_Exercise task_
Write every line out verbatim and omit the pictures.

──────────

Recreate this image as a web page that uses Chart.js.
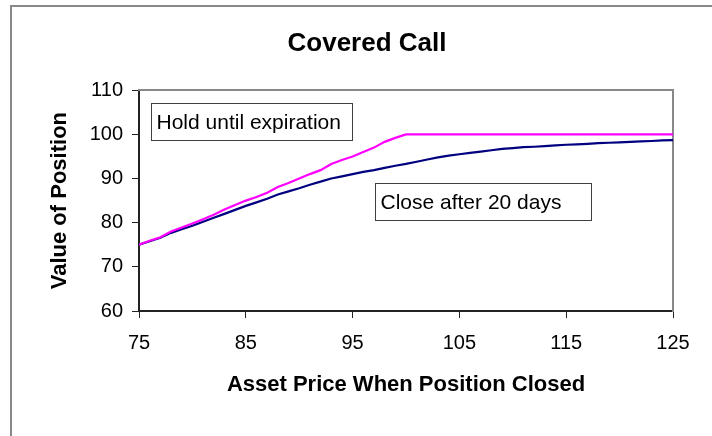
<!DOCTYPE html>
<html>
<head>
<meta charset="utf-8">
<script src="https://cdn.jsdelivr.net/npm/chart.js@4"></script>
<style>
  body { margin: 0; background: #fff; }
  #wrap { position: relative; width: 712px; height: 436px; }
  #frame { position: absolute; left: 10px; top: 5px; right: -4px; bottom: -4px;
           border-left: 2px solid #888; border-top: 2px solid #888; pointer-events: none; }
</style>
</head>
<body>
<div id="wrap">
  <canvas id="chart" width="712" height="436"></canvas>
  <div id="frame"></div>
</div>
<script>
// Asset price at close
const prices = [75, 76, 77, 78, 79, 80, 81, 82, 83, 84, 85, 86, 87, 88, 89, 90, 91, 92, 93, 94,
  95, 96, 97, 98, 99, 100, 101, 102, 103, 104, 105, 106, 107, 108, 109, 110, 111, 112, 113, 114,
  115, 116, 117, 118, 119, 120, 121, 122, 123, 124, 125];

// Hold until expiration
const holdValues = [75.0, 75.9, 76.7, 78.0, 78.9, 79.8, 80.8, 81.8, 83.0, 84.0, 85.0, 85.8, 86.8, 88.1, 89.0, 90.0, 91.0, 91.9, 93.3, 94.2,
  95.0, 96.0, 97.0, 98.3, 99.2, 100, 100, 100, 100, 100, 100, 100, 100, 100, 100, 100, 100, 100, 100, 100,
  100, 100, 100, 100, 100, 100, 100, 100, 100, 100, 100];

// Close after 20 days
const closeValues = [75.0, 75.8, 76.6, 77.7, 78.5, 79.3, 80.2, 81.1, 82.0, 82.9, 83.8, 84.6, 85.4, 86.4, 87.1, 87.8, 88.6, 89.3, 90.0, 90.5,
  91.0, 91.5, 91.9, 92.4, 92.9, 93.3, 93.8, 94.3, 94.8, 95.2, 95.5, 95.8, 96.1, 96.4, 96.7, 96.9, 97.1, 97.2, 97.35, 97.5,
  97.65, 97.75, 97.85, 98.0, 98.1, 98.2, 98.3, 98.4, 98.5, 98.65, 98.7];

const xTicks = [75, 85, 95, 105, 115, 125];
const yTicks = [60, 70, 80, 90, 100, 110];

// text boxes, anchored at their top-left corner in data units
const noteTexts = ['Hold until expiration', 'Close after 20 days'];
const noteX = [76.1, 97.1];
const noteY = [107.05, 88.9];

const fontFamily = "'Liberation Sans', Arial, sans-serif";

const notesPlugin = {
  id: 'notes',
  afterDraw(chart) {
    const ctx = chart.ctx;
    const xs = chart.scales.x, ys = chart.scales.y;
    const boxW = [201, 216];
    ctx.save();
    ctx.font = '21px ' + fontFamily;
    ctx.textBaseline = 'middle';
    noteTexts.forEach((text, i) => {
      const left = Math.round(xs.getPixelForValue(noteX[i])) + 0.5;
      const top = Math.round(ys.getPixelForValue(noteY[i])) + 0.5;
      const h = 37;
      ctx.fillStyle = '#fff';
      ctx.fillRect(left, top, boxW[i], h);
      ctx.strokeStyle = '#404040';
      ctx.lineWidth = 1;
      ctx.strokeRect(left, top, boxW[i], h);
      ctx.fillStyle = '#000';
      ctx.fillText(text, left + 5, top + h / 2 + 1);
    });
    ctx.restore();
  }
};

const ctx = document.getElementById('chart');

new Chart(ctx, {
  type: 'line',
  data: {
    datasets: [
      {
        label: 'Hold until expiration',
        data: prices.map((p, i) => ({ x: p, y: holdValues[i] })),
        borderColor: '#ff00ff',
        borderWidth: 2.2,
        pointRadius: 0,
        tension: 0
      },
      {
        label: 'Close after 20 days',
        data: prices.map((p, i) => ({ x: p, y: closeValues[i] })),
        borderColor: '#000080',
        borderWidth: 2.2,
        pointRadius: 0,
        tension: 0
      }
    ]
  },
  options: {
    responsive: false,
    animation: false,
    layout: { padding: { left: 22, right: 0, top: 0, bottom: 0 } },
    plugins: {
      legend: { display: false },
      tooltip: { enabled: false },
      title: {
        display: true,
        text: 'Covered Call',
        color: '#000',
        font: { family: fontFamily, size: 26, weight: 'bold' },
        padding: { top: 28, bottom: 31 }
      }
    },
    scales: {
      x: {
        type: 'linear',
        position: 'bottom',
        min: 75,
        max: 125,
        afterBuildTicks: s => { s.ticks = xTicks.map(v => ({ value: v })); },
        afterFit: s => { s.height = 125; },
        ticks: {
          color: '#000',
          font: { family: fontFamily, size: 20 },
          padding: 13,
          maxRotation: 0
        },
        grid: { drawOnChartArea: false, tickLength: 7, color: '#222', lineWidth: 1 },
        border: { color: '#222', width: 2 },
        title: {
          display: true,
          text: 'Asset Price When Position Closed',
          color: '#000',
          font: { family: fontFamily, size: 22, weight: 'bold' },
          padding: { top: 0, bottom: 38 }
        }
      },
      y: {
        position: 'left',
        min: 60,
        max: 110,
        afterBuildTicks: s => { s.ticks = yTicks.map(v => ({ value: v })); },
        afterFit: s => { s.width = 117; },
        ticks: {
          color: '#000',
          font: { family: fontFamily, size: 20 },
          padding: 9
        },
        grid: { drawOnChartArea: false, tickLength: 7, color: '#222', lineWidth: 1 },
        border: { color: '#222', width: 2 },
        title: {
          display: true,
          text: 'Value of Position',
          color: '#000',
          font: { family: fontFamily, size: 22, weight: 'bold' },
          padding: { top: 25, bottom: 0 }
        }
      },
      top: {
        type: 'linear',
        position: 'top',
        afterFit: s => { s.height = 0; },
        ticks: { display: false },
        grid: { display: false },
        border: { color: '#888', width: 2 }
      },
      right: {
        type: 'linear',
        position: 'right',
        afterFit: s => { s.width = 39; },
        ticks: { display: false },
        grid: { display: false },
        border: { color: '#888', width: 2 }
      }
    }
  },
  plugins: [notesPlugin]
});
</script>
</body>
</html>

──────────

_Problem solution_
Recreate this image as a web page that uses Chart.js.
<!DOCTYPE html>
<html>
<head>
<meta charset="utf-8">
<script src="https://cdn.jsdelivr.net/npm/chart.js@4"></script>
<style>
  body { margin: 0; background: #fff; }
  #wrap { position: relative; width: 712px; height: 436px; }
  #frame { position: absolute; left: 10px; top: 5px; right: -4px; bottom: -4px;
           border-left: 2px solid #888; border-top: 2px solid #888; pointer-events: none; }
</style>
</head>
<body>
<div id="wrap">
  <canvas id="chart" width="712" height="436"></canvas>
  <div id="frame"></div>
</div>
<script>
// Asset price at close
const prices = [75, 76, 77, 78, 79, 80, 81, 82, 83, 84, 85, 86, 87, 88, 89, 90, 91, 92, 93, 94,
  95, 96, 97, 98, 99, 100, 101, 102, 103, 104, 105, 106, 107, 108, 109, 110, 111, 112, 113, 114,
  115, 116, 117, 118, 119, 120, 121, 122, 123, 124, 125];

// Hold until expiration
const holdValues = [75.0, 75.9, 76.7, 78.0, 78.9, 79.8, 80.8, 81.8, 83.0, 84.0, 85.0, 85.8, 86.8, 88.1, 89.0, 90.0, 91.0, 91.9, 93.3, 94.2,
  95.0, 96.0, 97.0, 98.3, 99.2, 100, 100, 100, 100, 100, 100, 100, 100, 100, 100, 100, 100, 100, 100, 100,
  100, 100, 100, 100, 100, 100, 100, 100, 100, 100, 100];

// Close after 20 days
const closeValues = [75.0, 75.8, 76.6, 77.7, 78.5, 79.3, 80.2, 81.1, 82.0, 82.9, 83.8, 84.6, 85.4, 86.4, 87.1, 87.8, 88.6, 89.3, 90.0, 90.5,
  91.0, 91.5, 91.9, 92.4, 92.9, 93.3, 93.8, 94.3, 94.8, 95.2, 95.5, 95.8, 96.1, 96.4, 96.7, 96.9, 97.1, 97.2, 97.35, 97.5,
  97.65, 97.75, 97.85, 98.0, 98.1, 98.2, 98.3, 98.4, 98.5, 98.65, 98.7];

const xTicks = [75, 85, 95, 105, 115, 125];
const yTicks = [60, 70, 80, 90, 100, 110];

// text boxes, anchored at their top-left corner in data units
const noteTexts = ['Hold until expiration', 'Close after 20 days'];
const noteX = [76.1, 97.1];
const noteY = [107.05, 88.9];

const fontFamily = "'Liberation Sans', Arial, sans-serif";

const notesPlugin = {
  id: 'notes',
  afterDraw(chart) {
    const ctx = chart.ctx;
    const xs = chart.scales.x, ys = chart.scales.y;
    const boxW = [201, 216];
    ctx.save();
    ctx.font = '21px ' + fontFamily;
    ctx.textBaseline = 'middle';
    noteTexts.forEach((text, i) => {
      const left = Math.round(xs.getPixelForValue(noteX[i])) + 0.5;
      const top = Math.round(ys.getPixelForValue(noteY[i])) + 0.5;
      const h = 37;
      ctx.fillStyle = '#fff';
      ctx.fillRect(left, top, boxW[i], h);
      ctx.strokeStyle = '#404040';
      ctx.lineWidth = 1;
      ctx.strokeRect(left, top, boxW[i], h);
      ctx.fillStyle = '#000';
      ctx.fillText(text, left + 5, top + h / 2 + 1);
    });
    ctx.restore();
  }
};

const ctx = document.getElementById('chart');

new Chart(ctx, {
  type: 'line',
  data: {
    datasets: [
      {
        label: 'Hold until expiration',
        data: prices.map((p, i) => ({ x: p, y: holdValues[i] })),
        borderColor: '#ff00ff',
        borderWidth: 2.2,
        pointRadius: 0,
        tension: 0
      },
      {
        label: 'Close after 20 days',
        data: prices.map((p, i) => ({ x: p, y: closeValues[i] })),
        borderColor: '#000080',
        borderWidth: 2.2,
        pointRadius: 0,
        tension: 0
      }
    ]
  },
  options: {
    responsive: false,
    animation: false,
    layout: { padding: { left: 22, right: 0, top: 0, bottom: 0 } },
    plugins: {
      legend: { display: false },
      tooltip: { enabled: false },
      title: {
        display: true,
        text: 'Covered Call',
        color: '#000',
        font: { family: fontFamily, size: 26, weight: 'bold' },
        padding: { top: 28, bottom: 31 }
      }
    },
    scales: {
      x: {
        type: 'linear',
        position: 'bottom',
        min: 75,
        max: 125,
        afterBuildTicks: s => { s.ticks = xTicks.map(v => ({ value: v })); },
        afterFit: s => { s.height = 125; },
        ticks: {
          color: '#000',
          font: { family: fontFamily, size: 20 },
          padding: 13,
          maxRotation: 0
        },
        grid: { drawOnChartArea: false, tickLength: 7, color: '#222', lineWidth: 1 },
        border: { color: '#222', width: 2 },
        title: {
          display: true,
          text: 'Asset Price When Position Closed',
          color: '#000',
          font: { family: fontFamily, size: 22, weight: 'bold' },
          padding: { top: 0, bottom: 38 }
        }
      },
      y: {
        position: 'left',
        min: 60,
        max: 110,
        afterBuildTicks: s => { s.ticks = yTicks.map(v => ({ value: v })); },
        afterFit: s => { s.width = 117; },
        ticks: {
          color: '#000',
          font: { family: fontFamily, size: 20 },
          padding: 9
        },
        grid: { drawOnChartArea: false, tickLength: 7, color: '#222', lineWidth: 1 },
        border: { color: '#222', width: 2 },
        title: {
          display: true,
          text: 'Value of Position',
          color: '#000',
          font: { family: fontFamily, size: 22, weight: 'bold' },
          padding: { top: 25, bottom: 0 }
        }
      },
      top: {
        type: 'linear',
        position: 'top',
        afterFit: s => { s.height = 0; },
        ticks: { display: false },
        grid: { display: false },
        border: { color: '#888', width: 2 }
      },
      right: {
        type: 'linear',
        position: 'right',
        afterFit: s => { s.width = 39; },
        ticks: { display: false },
        grid: { display: false },
        border: { color: '#888', width: 2 }
      }
    }
  },
  plugins: [notesPlugin]
});
</script>
</body>
</html>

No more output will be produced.